Kadang ada yang dengan sukarela membantu.. 50 ribu… 100 ribu, dibelikan lakban dan isolasi untuk perawatan buku-buku. Panitia 100 Tahun Pers Nasional dulu juga pernah membantu 500 ribu, yang saya gunakan membuat acara “2 Tahun Meninggalnya Pram”. Untuk membuat makanan, minuman, poster, pamplet dan lain-lain. Hasil kebun juga banyak membantu keberadaan dan pengelolaan perpustakaan. Ada 20 jenis pohon yang nantinya menghasilkan buah. Pisang, mangga, asem, rambutan, nangka, durian, jambu, alpukat… Apalagi nanti kalau pohon jatinya sudah besar akan menjadi basis ekonomi yang kuat di kemudian hari.

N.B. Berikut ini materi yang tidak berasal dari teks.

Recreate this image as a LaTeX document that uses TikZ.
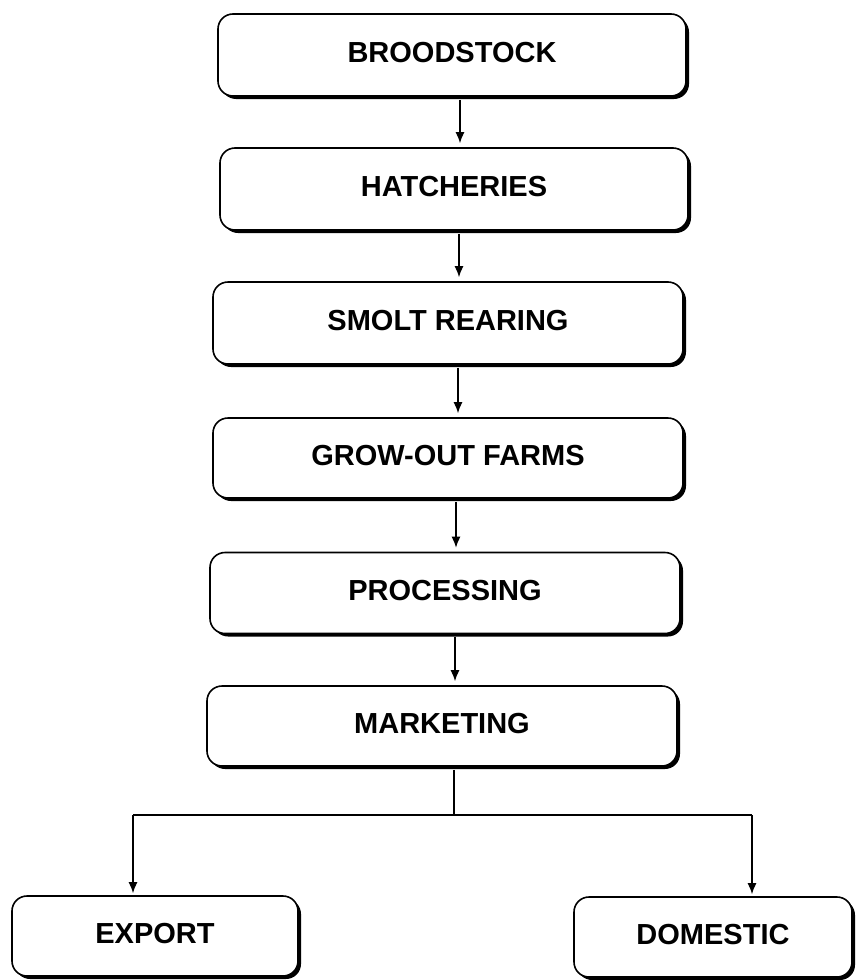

Bagaimana Anda membagi waktu antara kerja, keluarga dan mengurusi perpustakaan?

Bangun tidur.. membantu istri di dapur… nyiramin tanaman… bakar sampah… belah kayu bakar… ke pasar… nunggu perpustakaan… tidur… kliping… baca koran... baca buku... Tak ada timetable. Santai.

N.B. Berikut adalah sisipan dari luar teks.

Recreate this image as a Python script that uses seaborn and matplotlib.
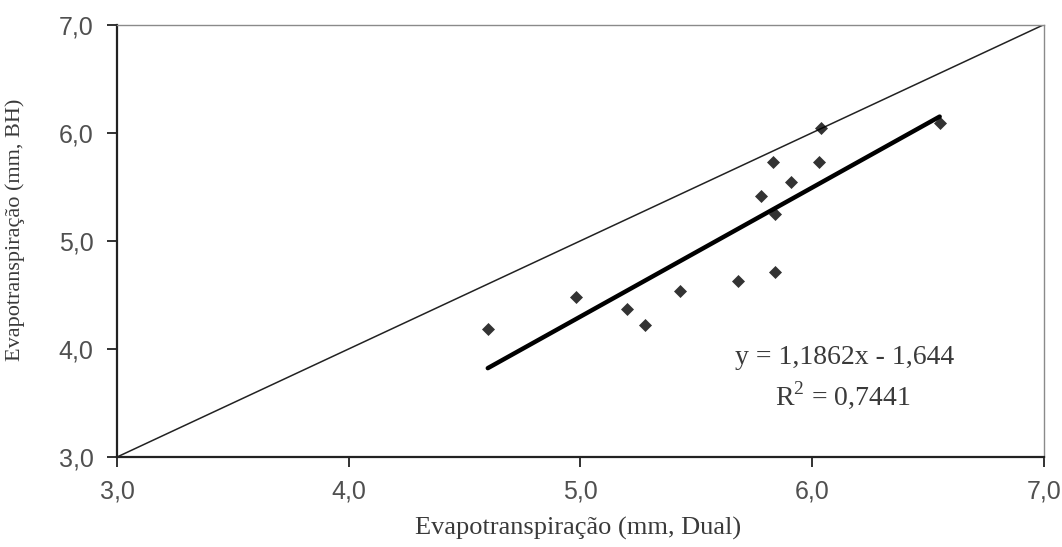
import numpy as np
import pandas as pd
import matplotlib
matplotlib.use("Agg")
import matplotlib.pyplot as plt
import seaborn as sns

# --- data ---
dual = [4.60, 4.98, 5.20, 5.28, 5.43, 5.68, 5.78, 5.83, 5.91, 5.84, 5.84, 6.04, 6.03, 6.55]
bh   = [4.18, 4.48, 4.37, 4.22, 4.54, 4.63, 5.41, 5.73, 5.54, 5.25, 4.71, 6.04, 5.73, 6.09]
ticks = [3.0, 4.0, 5.0, 6.0, 7.0]
tick_labels = ["3,0", "4,0", "5,0", "6,0", "7,0"]
eq_text = "y = 1,1862x - 1,644"
r2_text = "R$^2$ = 0,7441"

df = pd.DataFrame({"dual": dual, "bh": bh})

sns.set_style("white")
plt.rcParams["font.family"] = ["Liberation Serif", "DejaVu Serif"]
plt.rcParams["mathtext.fontset"] = "custom"
plt.rcParams["mathtext.rm"] = "Liberation Serif"
TXT = "#3a3a3a"
TICKTXT = "#505050"

fig = plt.figure(figsize=(10.62, 5.47), dpi=100)
ax = fig.add_axes([0.1102, 0.1645, 0.983 - 0.1102, 0.955 - 0.1645])

# 1:1 line
ax.plot([3, 7], [3, 7], color="#222222", lw=1.1, zorder=2)

# points + linear trend line over the data range
sns.regplot(data=df, x="dual", y="bh", ax=ax, ci=None, truncate=True,
            marker="D",
            scatter_kws=dict(s=44, color="black", edgecolors="black", linewidths=0, zorder=4),
            line_kws=dict(color="black", lw=3.2, zorder=3))

ax.set_xlim(3, 7)
ax.set_ylim(3, 7)
ax.set_xticks(ticks)
ax.set_yticks(ticks)
ax.set_xticklabels(tick_labels)
ax.set_yticklabels(tick_labels)
for lab in ax.get_xticklabels() + ax.get_yticklabels():
    lab.set_family(["Liberation Sans", "DejaVu Sans"])
    lab.set_fontsize(18)
    lab.set_color(TICKTXT)
ax.tick_params(axis="both", direction="out", length=7, width=1.3, color="#222222", bottom=True, left=True)
ax.tick_params(axis="x", pad=9)
ax.tick_params(axis="y", pad=10)

for side in ["left", "bottom"]:
    ax.spines[side].set_color("#222222")
    ax.spines[side].set_linewidth(1.6)
for side in ["top", "right"]:
    ax.spines[side].set_color("#8a8a8a")
    ax.spines[side].set_linewidth(1.0)

ax.set_xlabel("Evapotranspiração (mm, Dual)", fontsize=19, color=TXT)
ax.set_ylabel("Evapotranspiração (mm, BH)", fontsize=16, color=TXT)
ax.xaxis.set_label_coords(0.497, -0.138)
ax.yaxis.set_label_coords(-0.099, 0.525)

ax.text(6.141, 3.924, eq_text, fontsize=20, color=TXT, ha="center", va="center")
ax.text(6.133, 3.573, r2_text, fontsize=20, color=TXT, ha="center", va="center")

fig.savefig("out.png", dpi=100, facecolor="white")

Menurut Anda, “Basis Ekonomi Alternatif” yang ideal itu seperti apa?

Satu: Mandiri. Niat dan tekad untuk mandiri! Semua ide yang konstruktif dan positif cuma tiga persen, sisanya adalah keringat! Saya tidak malu mengambil sampah dan kotoran kambing dari tetangga. Saya bakar, abunya saya sebarin ke sekitar tanaman. Sekurus-kurusnya tanah kalau dirawat akan menghasilkan. Masyarakat kebanyakan masih melihat dengan kacamata berbeda, padahal keberhasilan hidup bukan jatuh dari langit. Dua: Bidang yang bisa menghidupi. Kalau mau jualan, silahkan.. Pisang goreng? Silahkan! Modalnya tidak banyak... Yang penting jalan dulu… Berbuat kesalahan itu manusiawi.. Kesandung itu biasa, dan menyadari diri sendiri itu dewasa. Tiga: Kerja keras. Keringat! Kita tidak boleh menyerah pada keadaan! Jangan lewatkan kesempatan, itu kebodohan! Semua kerja positif itu mulia!

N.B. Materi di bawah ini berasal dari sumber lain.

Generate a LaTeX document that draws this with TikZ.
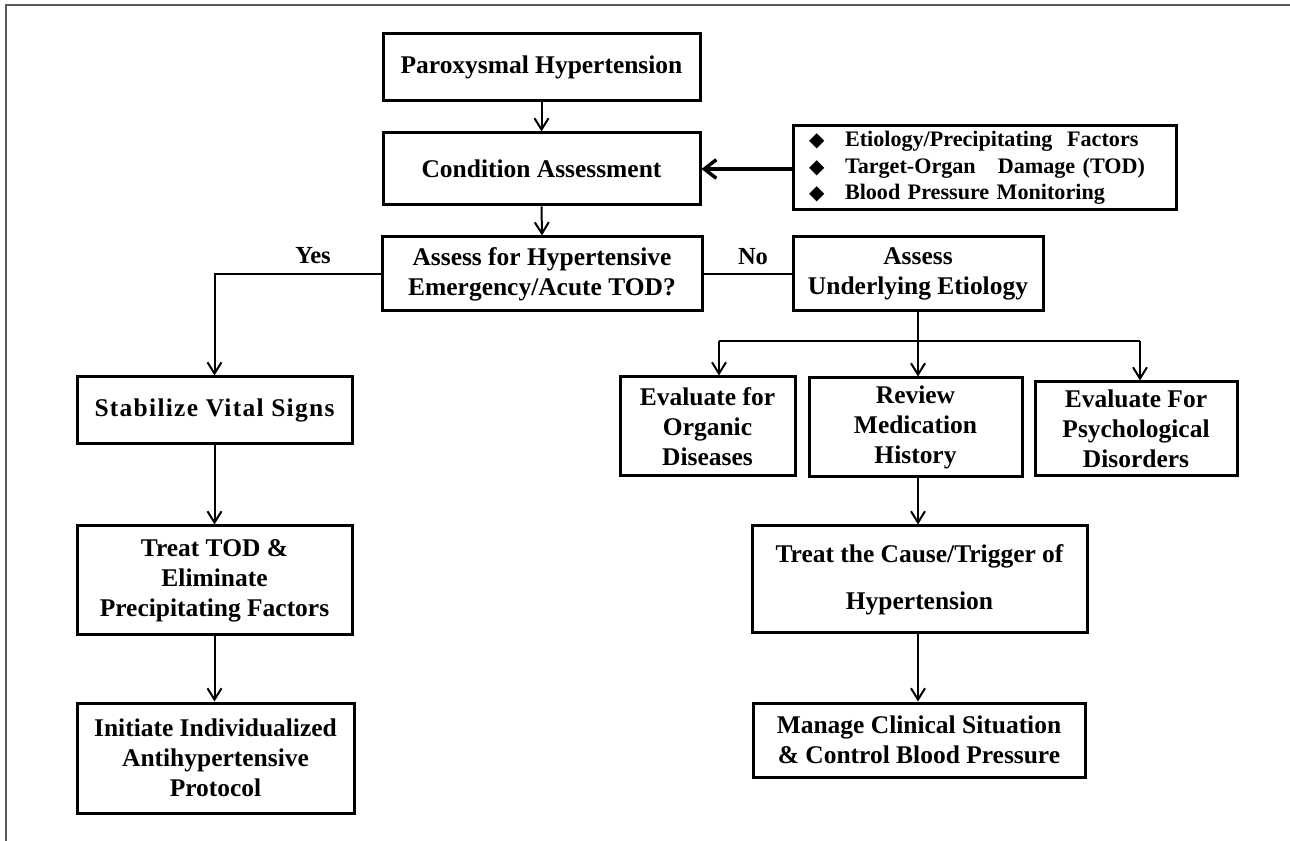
\documentclass[tikz,border=0pt]{standalone}
\usepackage{fontspec}
\setmainfont{Liberation Serif}
\newfontfamily\dejavu{DejaVu Sans}
\usetikzlibrary{arrows.meta}
\tikzset{
  box/.style={draw, line width=2.25pt, inner sep=0pt, align=center,
    font=\fontsize{19.1}{22.5}\selectfont\bfseries},
  conn/.style={line width=1.5pt},
  arr/.style={line width=1.5pt, -{Straight Barb[length=8.5pt,width=10.5pt,line width=1.5pt]}},
  bigarr/.style={line width=3pt, -{Straight Barb[length=9pt,width=14pt,line width=2.6pt]}},
  lbl/.style={inner sep=0pt, font=\fontsize{18.4}{22}\selectfont\bfseries},
}
\newcommand{\dmd}{\makebox[27pt][l]{\dejavu\fontsize{15}{15}\selectfont ◆}}
\begin{document}
\begin{tikzpicture}[x=0.75pt,y=-0.75pt]
\useasboundingbox (0,0) rectangle (1290,841);
\draw[line width=1.1pt, color=black!65] (1290,5) -- (6,5) -- (6,841);

\node[box, minimum width=237.75pt, minimum height=50.25pt] (par) at (541.5,67.5) {Paroxysmal Hypertension};
\node[box, minimum width=237.75pt, minimum height=54pt] (cond) at (541.5,169) {Condition Assessment};
\node[box, minimum width=287.25pt, minimum height=63pt, inner xsep=12pt, text width=263.25pt, align=left,
  font=\fontsize{16.6}{20}\selectfont\bfseries] (list) at (984.5,168)
  {\dmd Etiology/Precipitating\ \ Factors\\ \dmd Target-Organ\ \ \ Damage (TOD)\\ \dmd Blood Pressure Monitoring};
\node[box, minimum width=240pt, minimum height=55.5pt] (hyp) at (542,274) {Assess for Hypertensive\\Emergency/Acute TOD?};
\node[box, minimum width=187.5pt, minimum height=55.5pt] (und) at (918,274) {Assess\\Underlying Etiology};
\node[box, minimum width=206.25pt, minimum height=50.25pt] (stab) at (214.5,410.5) {\addfontfeature{LetterSpace=5}Stabilize Vital Signs};
\node[box, minimum width=206.25pt, minimum height=81.75pt] (ttod) at (214.5,580.5) {Treat TOD \&\\Eliminate\\Precipitating Factors};
\node[box, minimum width=207.75pt, minimum height=82.5pt] (init) at (215.5,758) {Initiate Individualized\\Antihypertensive\\Protocol};
\node[box, minimum width=131.25pt, minimum height=74.25pt] (org) at (707.5,426.5) {Evaluate for\\Organic\\Diseases};
\node[box, minimum width=159.75pt, minimum height=74.25pt] (rev) at (915.5,427.5) {Review\\Medication\\History};
\node[box, minimum width=151.5pt, minimum height=70.5pt] (psy) at (1136,429) {Evaluate For\\Psychological\\Disorders};
\node[box, minimum width=251.25pt, minimum height=80.25pt, font=\fontsize{19.1}{35.25}\selectfont\bfseries] (tc) at (919.5,579.5) {Treat the Cause/Trigger of\\Hypertension};
\node[box, minimum width=249pt, minimum height=55.5pt] (man) at (919,740) {Manage Clinical Situation\\\& Control Blood Pressure};

\node[lbl] (yes) at (313,256) {Yes};
\node[lbl] (no) at (753,257) {No};

\coordinate (j) at (918,341);
\coordinate (jl) at (719,341);
\coordinate (jr) at (1140,341);

\draw[arr] (par.south) -- (cond.north);
\draw[arr] (cond.south) -- (hyp.north);
\draw[bigarr] (list.west |- cond.east) -- (cond.east);
\draw[arr] (hyp.west) -| (stab.north);
\draw[conn] (hyp.east) -- (und.west);
\draw[conn] (und.south) -- (j);
\draw[conn] (jl) -- (jr);
\draw[arr] (jl) -- (jl |- org.north);
\draw[arr] (j) -- (j |- rev.north);
\draw[arr] (jr) -- (jr |- psy.north);
\draw[arr] (stab.south) -- (stab.south |- ttod.north);
\draw[arr] (ttod.south) -- (ttod.south |- init.north);
\draw[arr] (j |- rev.south) -- (j |- tc.north);
\draw[arr] (j |- tc.south) -- (j |- man.north);
\end{tikzpicture}
\end{document}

Punya pengarang favorit beserta karyanya yang cukup berpengaruh dalam kehidupan Anda?

Trisno Yuwono, seorang sersan, penulis cerpen. Orangnya agak gila, sadis, suka menyiksa istrinya. Syukurlah istrinya seorang masokis –dia menyukai perlakuan sadis suaminya. Tapi karirnya meredup setelah memecahkan rekor MURI sebagai penerjun payung sebanyak seribu kali! Pramoedya, karya “Bumi Manusia” dalam tetralogi Pulau Burunya. Riyono Pratikto; tapi saya kurang suka lagi ketika dia patah semangat waktu diindikasi G30S; jadi cengeng. Mochtar Lubis dengan karyanya “Jalan Tak Ada Ujung” dan Mangunwijaya. Kalau pengarang luar negeri Dostoyevsky, Ostrovsky karyanya “Bagaimana Baja Ditempa”, Ernest Hemingway “The Old Man and The Sea”, Eiji Yoshikawa “Musashi”.


Apa aktifitas PATABA beberapa waktu belakangan ini?

Belakangan PATABA bukan cuma sibuk dengan perpustakaan, tetapi juga aktif dalam kegiatan kemasyarakatan. Rumah Jalan. Sumbawa 40 terbuka bagi kegiatan berbagai LSM/ kelompok sosial yang ikut dalam Komunitas Pasang Surut, biasa disebut dengan Pertemuan 30-an. Komunitas ini terbentuk setelah peringatan 2 tahun meninggalnya Pramoedya Ananta Toer tanggal 30 April 2008 lalu. Komunitas ini aktif dalam pelestarian lingkungan, termasuk Kali Lusi. PATABA juga tempat pertemuan LESM Jarak, tapi belakangan agak surut.


Bagaimana Anda menyikapi perkembangan bangsa sekarang?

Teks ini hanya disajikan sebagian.